■ Source data

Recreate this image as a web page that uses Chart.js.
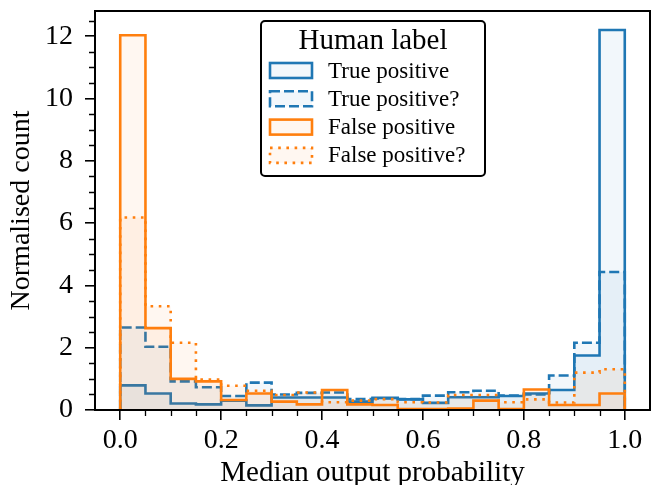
<!DOCTYPE html>
<html>
<head>
<meta charset="utf-8">
<script src="https://cdn.jsdelivr.net/npm/chart.js@4.4.1/dist/chart.umd.min.js"></script>
<style>
  html, body { margin: 0; padding: 0; background: #fff; }
  #contenedor { width: 651px; height: 485px; }
</style>
</head>
<body>
<div id="contenedor"><canvas id="grafico"></canvas></div>
<script>
// bordes de los bins del histograma (20 bins de 0.05)
const bordesBins = [0.00, 0.05, 0.10, 0.15, 0.20, 0.25, 0.30, 0.35, 0.40, 0.45, 0.50,
                    0.55, 0.60, 0.65, 0.70, 0.75, 0.80, 0.85, 0.90, 0.95, 1.00];

// cuentas normalizadas
const verdaderoPositivo      = [0.79, 0.53, 0.21, 0.18, 0.30, 0.15, 0.40, 0.40, 0.40, 0.27,
                                0.39, 0.34, 0.23, 0.41, 0.41, 0.45, 0.53, 0.64, 1.75, 12.20];
const verdaderoPositivoDuda  = [2.65, 2.03, 0.92, 0.73, 0.45, 0.88, 0.50, 0.55, 0.56, 0.35,
                                0.37, 0.35, 0.46, 0.57, 0.62, 0.46, 0.50, 1.11, 2.16, 4.43];
const falsoPositivo          = [12.03, 2.63, 1.00, 0.92, 0.32, 0.53, 0.27, 0.18, 0.64, 0.18,
                                0.16, 0.03, 0.03, 0.05, 0.30, 0.03, 0.66, 0.16, 0.16, 0.53];
const falsoPositivoDuda      = [6.18, 3.33, 2.16, 0.98, 0.78, 0.62, 0.48, 0.56, 0.25, 0.30,
                                0.35, 0.25, 0.24, 0.48, 0.48, 0.25, 0.34, 0.24, 1.20, 1.31];

const etiquetasSeries = ["True positive", "True positive?", "False positive", "False positive?"];
const tituloLeyenda = "Human label";
const ticksX = [0.0, 0.2, 0.4, 0.6, 0.8, 1.0];
const ticksY = [0, 2, 4, 6, 8, 10, 12];

const AZUL = "#1f77b4";
const NARANJA = "#ff7f0e";
const FUENTE = "'Liberation Serif', 'Times New Roman', serif";

// convierte un histograma en puntos para una linea escalonada
function escalones(valores) {
  const puntos = [{ x: bordesBins[0], y: 0 }];
  for (let i = 0; i < valores.length; i++) {
    puntos.push({ x: bordesBins[i], y: valores[i] });
  }
  puntos.push({ x: bordesBins[bordesBins.length - 1], y: 0 });
  return puntos;
}

function serie(etiqueta, valores, color, relleno, guiones, orden) {
  return {
    label: etiqueta,
    data: escalones(valores),
    stepped: "before",
    borderColor: color,
    backgroundColor: relleno,
    borderWidth: 2.6,
    borderDash: guiones,
    pointRadius: 0,
    fill: "origin",
    order: orden,
  };
}

const datasets = [
  serie(etiquetasSeries[0], verdaderoPositivo, AZUL, "rgba(31,119,180,0.06)", [], 4),
  serie(etiquetasSeries[1], verdaderoPositivoDuda, AZUL, "rgba(31,119,180,0.06)", [10, 4], 3),
  serie(etiquetasSeries[2], falsoPositivo, NARANJA, "rgba(255,127,14,0.06)", [], 2),
  serie(etiquetasSeries[3], falsoPositivoDuda, NARANJA, "rgba(255,127,14,0.06)", [2.6, 5.6], 1),
];

// ticks menores, marco y leyenda dentro del area
const extras = {
  id: "extras",
  afterDraw(chart) {
    const ctx = chart.ctx;
    const area = chart.chartArea;
    const sx = chart.scales.x;
    const sy = chart.scales.y;
    ctx.save();
    ctx.strokeStyle = "#000";
    ctx.lineWidth = 1.3;
    ctx.beginPath();
    for (let k = 1; k < 20; k++) {
      if (k % 4 === 0) continue;
      const px = Math.round(sx.getPixelForValue(k * 0.05)) + 0.5;
      ctx.moveTo(px, area.bottom);
      ctx.lineTo(px, area.bottom + 6);
    }
    for (let k = 1; k <= 25; k++) {
      if (k % 4 === 0) continue;
      const py = Math.round(sy.getPixelForValue(k * 0.5)) + 0.5;
      ctx.moveTo(area.left, py);
      ctx.lineTo(area.left - 6, py);
    }
    ctx.stroke();

    // marco
    ctx.lineWidth = 2;
    ctx.strokeRect(area.left, area.top, area.right - area.left, area.bottom - area.top);

    // leyenda
    const lx = 261, ly = 21, lw = 224, lh = 155;
    ctx.fillStyle = "#fff";
    ctx.beginPath();
    ctx.roundRect(lx, ly, lw, lh, 4);
    ctx.fill();
    ctx.lineWidth = 2;
    ctx.strokeStyle = "#000";
    ctx.stroke();

    ctx.fillStyle = "#000";
    ctx.textBaseline = "middle";
    ctx.textAlign = "center";
    ctx.font = "29px " + FUENTE;
    ctx.fillText(tituloLeyenda, lx + lw / 2, 41);

    ctx.textAlign = "left";
    ctx.font = "23px " + FUENTE;
    chart.data.datasets.forEach((ds, i) => {
      const cy = 70.5 + i * 28.3;
      ctx.fillStyle = ds.backgroundColor;
      ctx.fillRect(270, cy - 7.5, 42, 15);
      ctx.strokeStyle = ds.borderColor;
      ctx.lineWidth = 2.6;
      ctx.setLineDash(ds.borderDash);
      ctx.strokeRect(270, cy - 7.5, 42, 15);
      ctx.setLineDash([]);
      ctx.fillStyle = "#000";
      ctx.fillText(ds.label, 328, cy + 1);
    });
    ctx.restore();
  },
};

new Chart(document.getElementById("grafico"), {
  type: "line",
  data: { datasets: datasets },
  options: {
    responsive: true,
    maintainAspectRatio: false,
    animation: false,
    devicePixelRatio: 1,
    layout: { padding: { top: 11, right: 1, left: 0, bottom: 0 } },
    plugins: { legend: { display: false }, tooltip: { enabled: false } },
    scales: {
      x: {
        type: "linear",
        min: -0.05,
        max: 1.05,
        afterBuildTicks: (eje) => { eje.ticks = ticksX.map(v => ({ value: v })); },
        afterFit: (eje) => { eje.height = 75; eje.paddingLeft = 0; eje.paddingRight = 0; },
        grid: { display: true, drawOnChartArea: false, tickLength: 10, color: "#000", lineWidth: 1.6 },
        border: { display: true, color: "#000", width: 2 },
        ticks: {
          color: "#000",
          padding: 4,
          maxRotation: 0,
          font: { family: FUENTE, size: 28 },
          callback: (v) => Number(v).toFixed(1),
        },
        title: {
          display: true,
          text: "Median output probability",
          color: "#000",
          font: { family: FUENTE, size: 29, lineHeight: 1 },
          padding: { top: 0, bottom: -3 },
        },
      },
      y: {
        type: "linear",
        min: 0,
        max: 12.81,
        afterBuildTicks: (eje) => { eje.ticks = ticksY.map(v => ({ value: v })); },
        afterFit: (eje) => { eje.width = 95; eje.paddingTop = 0; eje.paddingBottom = 0; },
        grid: { display: true, drawOnChartArea: false, tickLength: 10, color: "#000", lineWidth: 1.6 },
        border: { display: true, color: "#000", width: 2 },
        ticks: {
          color: "#000",
          padding: 12,
          font: { family: FUENTE, size: 28 },
          callback: (v) => String(v),
        },
        title: {
          display: true,
          text: "Normalised count",
          color: "#000",
          font: { family: FUENTE, size: 28, lineHeight: 1 },
          padding: { top: 8, bottom: 0 },
        },
      },
    },
  },
  plugins: [extras],
});
</script>
</body>
</html>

■ What the task asks
Would you return the data exactly as written, without the pictures?

■ Answer to this problem
Recreate this image as a web page that uses Chart.js.
<!DOCTYPE html>
<html>
<head>
<meta charset="utf-8">
<script src="https://cdn.jsdelivr.net/npm/chart.js@4.4.1/dist/chart.umd.min.js"></script>
<style>
  html, body { margin: 0; padding: 0; background: #fff; }
  #contenedor { width: 651px; height: 485px; }
</style>
</head>
<body>
<div id="contenedor"><canvas id="grafico"></canvas></div>
<script>
// bordes de los bins del histograma (20 bins de 0.05)
const bordesBins = [0.00, 0.05, 0.10, 0.15, 0.20, 0.25, 0.30, 0.35, 0.40, 0.45, 0.50,
                    0.55, 0.60, 0.65, 0.70, 0.75, 0.80, 0.85, 0.90, 0.95, 1.00];

// cuentas normalizadas
const verdaderoPositivo      = [0.79, 0.53, 0.21, 0.18, 0.30, 0.15, 0.40, 0.40, 0.40, 0.27,
                                0.39, 0.34, 0.23, 0.41, 0.41, 0.45, 0.53, 0.64, 1.75, 12.20];
const verdaderoPositivoDuda  = [2.65, 2.03, 0.92, 0.73, 0.45, 0.88, 0.50, 0.55, 0.56, 0.35,
                                0.37, 0.35, 0.46, 0.57, 0.62, 0.46, 0.50, 1.11, 2.16, 4.43];
const falsoPositivo          = [12.03, 2.63, 1.00, 0.92, 0.32, 0.53, 0.27, 0.18, 0.64, 0.18,
                                0.16, 0.03, 0.03, 0.05, 0.30, 0.03, 0.66, 0.16, 0.16, 0.53];
const falsoPositivoDuda      = [6.18, 3.33, 2.16, 0.98, 0.78, 0.62, 0.48, 0.56, 0.25, 0.30,
                                0.35, 0.25, 0.24, 0.48, 0.48, 0.25, 0.34, 0.24, 1.20, 1.31];

const etiquetasSeries = ["True positive", "True positive?", "False positive", "False positive?"];
const tituloLeyenda = "Human label";
const ticksX = [0.0, 0.2, 0.4, 0.6, 0.8, 1.0];
const ticksY = [0, 2, 4, 6, 8, 10, 12];

const AZUL = "#1f77b4";
const NARANJA = "#ff7f0e";
const FUENTE = "'Liberation Serif', 'Times New Roman', serif";

// convierte un histograma en puntos para una linea escalonada
function escalones(valores) {
  const puntos = [{ x: bordesBins[0], y: 0 }];
  for (let i = 0; i < valores.length; i++) {
    puntos.push({ x: bordesBins[i], y: valores[i] });
  }
  puntos.push({ x: bordesBins[bordesBins.length - 1], y: 0 });
  return puntos;
}

function serie(etiqueta, valores, color, relleno, guiones, orden) {
  return {
    label: etiqueta,
    data: escalones(valores),
    stepped: "before",
    borderColor: color,
    backgroundColor: relleno,
    borderWidth: 2.6,
    borderDash: guiones,
    pointRadius: 0,
    fill: "origin",
    order: orden,
  };
}

const datasets = [
  serie(etiquetasSeries[0], verdaderoPositivo, AZUL, "rgba(31,119,180,0.06)", [], 4),
  serie(etiquetasSeries[1], verdaderoPositivoDuda, AZUL, "rgba(31,119,180,0.06)", [10, 4], 3),
  serie(etiquetasSeries[2], falsoPositivo, NARANJA, "rgba(255,127,14,0.06)", [], 2),
  serie(etiquetasSeries[3], falsoPositivoDuda, NARANJA, "rgba(255,127,14,0.06)", [2.6, 5.6], 1),
];

// ticks menores, marco y leyenda dentro del area
const extras = {
  id: "extras",
  afterDraw(chart) {
    const ctx = chart.ctx;
    const area = chart.chartArea;
    const sx = chart.scales.x;
    const sy = chart.scales.y;
    ctx.save();
    ctx.strokeStyle = "#000";
    ctx.lineWidth = 1.3;
    ctx.beginPath();
    for (let k = 1; k < 20; k++) {
      if (k % 4 === 0) continue;
      const px = Math.round(sx.getPixelForValue(k * 0.05)) + 0.5;
      ctx.moveTo(px, area.bottom);
      ctx.lineTo(px, area.bottom + 6);
    }
    for (let k = 1; k <= 25; k++) {
      if (k % 4 === 0) continue;
      const py = Math.round(sy.getPixelForValue(k * 0.5)) + 0.5;
      ctx.moveTo(area.left, py);
      ctx.lineTo(area.left - 6, py);
    }
    ctx.stroke();

    // marco
    ctx.lineWidth = 2;
    ctx.strokeRect(area.left, area.top, area.right - area.left, area.bottom - area.top);

    // leyenda
    const lx = 261, ly = 21, lw = 224, lh = 155;
    ctx.fillStyle = "#fff";
    ctx.beginPath();
    ctx.roundRect(lx, ly, lw, lh, 4);
    ctx.fill();
    ctx.lineWidth = 2;
    ctx.strokeStyle = "#000";
    ctx.stroke();

    ctx.fillStyle = "#000";
    ctx.textBaseline = "middle";
    ctx.textAlign = "center";
    ctx.font = "29px " + FUENTE;
    ctx.fillText(tituloLeyenda, lx + lw / 2, 41);

    ctx.textAlign = "left";
    ctx.font = "23px " + FUENTE;
    chart.data.datasets.forEach((ds, i) => {
      const cy = 70.5 + i * 28.3;
      ctx.fillStyle = ds.backgroundColor;
      ctx.fillRect(270, cy - 7.5, 42, 15);
      ctx.strokeStyle = ds.borderColor;
      ctx.lineWidth = 2.6;
      ctx.setLineDash(ds.borderDash);
      ctx.strokeRect(270, cy - 7.5, 42, 15);
      ctx.setLineDash([]);
      ctx.fillStyle = "#000";
      ctx.fillText(ds.label, 328, cy + 1);
    });
    ctx.restore();
  },
};

new Chart(document.getElementById("grafico"), {
  type: "line",
  data: { datasets: datasets },
  options: {
    responsive: true,
    maintainAspectRatio: false,
    animation: false,
    devicePixelRatio: 1,
    layout: { padding: { top: 11, right: 1, left: 0, bottom: 0 } },
    plugins: { legend: { display: false }, tooltip: { enabled: false } },
    scales: {
      x: {
        type: "linear",
        min: -0.05,
        max: 1.05,
        afterBuildTicks: (eje) => { eje.ticks = ticksX.map(v => ({ value: v })); },
        afterFit: (eje) => { eje.height = 75; eje.paddingLeft = 0; eje.paddingRight = 0; },
        grid: { display: true, drawOnChartArea: false, tickLength: 10, color: "#000", lineWidth: 1.6 },
        border: { display: true, color: "#000", width: 2 },
        ticks: {
          color: "#000",
          padding: 4,
          maxRotation: 0,
          font: { family: FUENTE, size: 28 },
          callback: (v) => Number(v).toFixed(1),
        },
        title: {
          display: true,
          text: "Median output probability",
          color: "#000",
          font: { family: FUENTE, size: 29, lineHeight: 1 },
          padding: { top: 0, bottom: -3 },
        },
      },
      y: {
        type: "linear",
        min: 0,
        max: 12.81,
        afterBuildTicks: (eje) => { eje.ticks = ticksY.map(v => ({ value: v })); },
        afterFit: (eje) => { eje.width = 95; eje.paddingTop = 0; eje.paddingBottom = 0; },
        grid: { display: true, drawOnChartArea: false, tickLength: 10, color: "#000", lineWidth: 1.6 },
        border: { display: true, color: "#000", width: 2 },
        ticks: {
          color: "#000",
          padding: 12,
          font: { family: FUENTE, size: 28 },
          callback: (v) => String(v),
        },
        title: {
          display: true,
          text: "Normalised count",
          color: "#000",
          font: { family: FUENTE, size: 28, lineHeight: 1 },
          padding: { top: 8, bottom: 0 },
        },
      },
    },
  },
  plugins: [extras],
});
</script>
</body>
</html>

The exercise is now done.